Push and Pull

Published: Mon, 06 Jul 2020

Products, personal hobbies, and intellectual pursuits almost always work better when demand (the pull) leads supply (the push).

This may seem like somewhat of a tautology, it is clarifying to point it out. In many instances, individuals and organisations think that if they put more time, effort, or money into some trailing indicator, it will improve performance on the critical dimension.

When getting into a hobby, it is often tempting to invest heavily up-front in equipment. You convince yourself that you would get super into it if “only” you had better gear. However you can almost always get by with a very entry level package for long enough to decide if this is a short term fling or a long term passion.

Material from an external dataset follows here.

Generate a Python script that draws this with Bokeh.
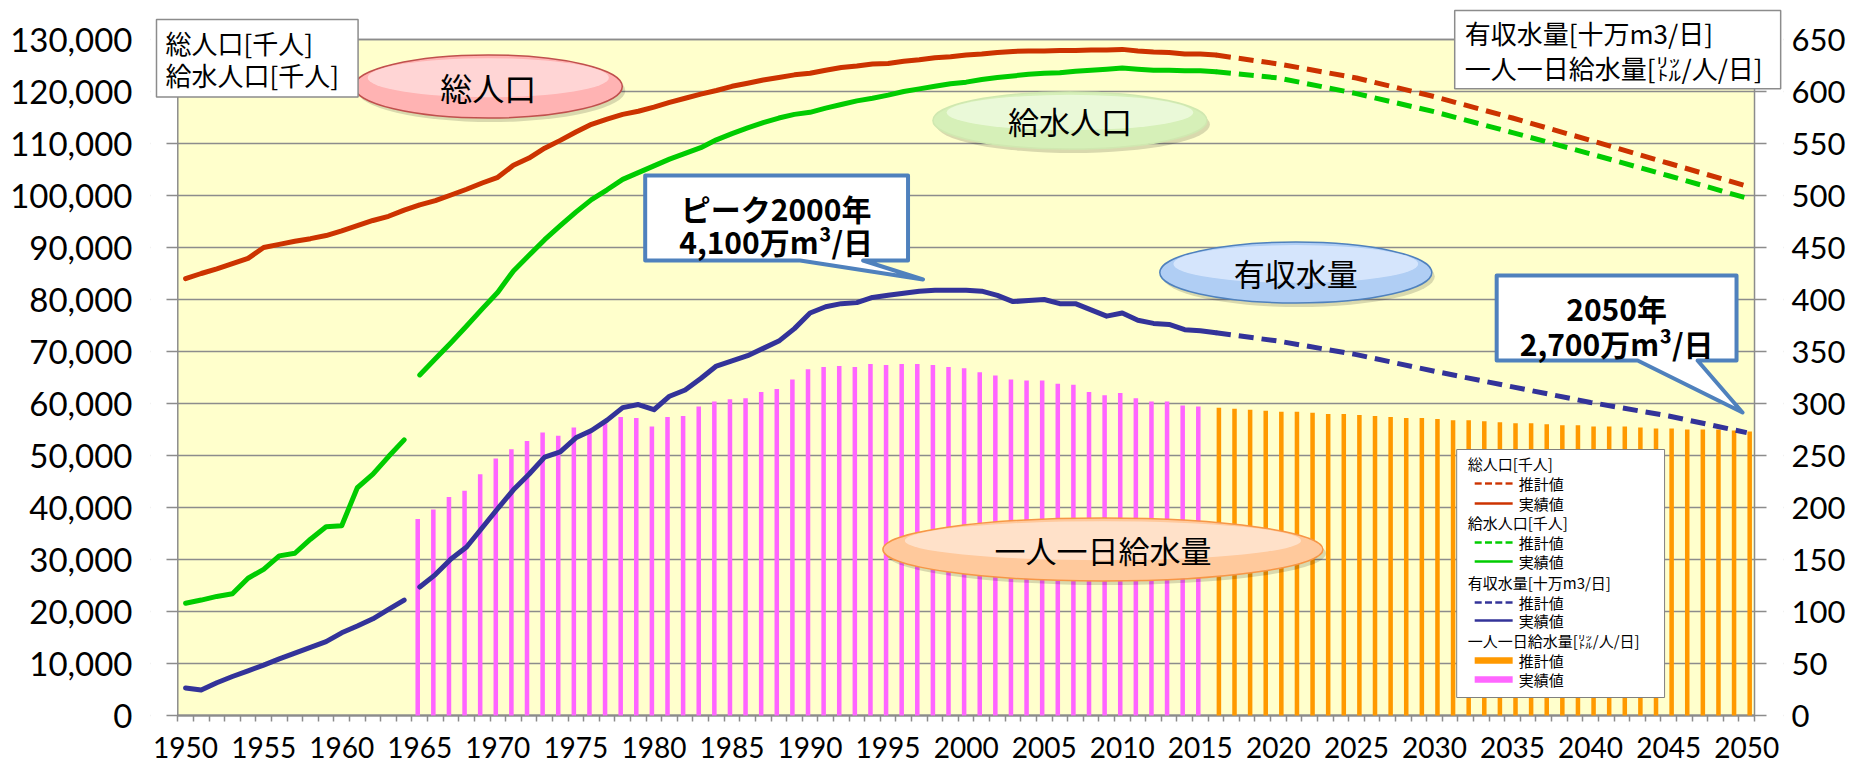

While it important to make investments (in the broadest sense, whether that be time, money or attention, doing it in stages, via a Bayesian approach, with the level of commitment being proportional to the level of investment, has a much higher propensity to success.

The above does not mean that hard work, or putting in the hours to get stuff done is not important. Wishing upon a star that your startup will succeed, or that you will find a career that you love does not happen by itself. Careful and deliberate investments of resources are necessary, with a willingness to change direction if some paths don’t pan out.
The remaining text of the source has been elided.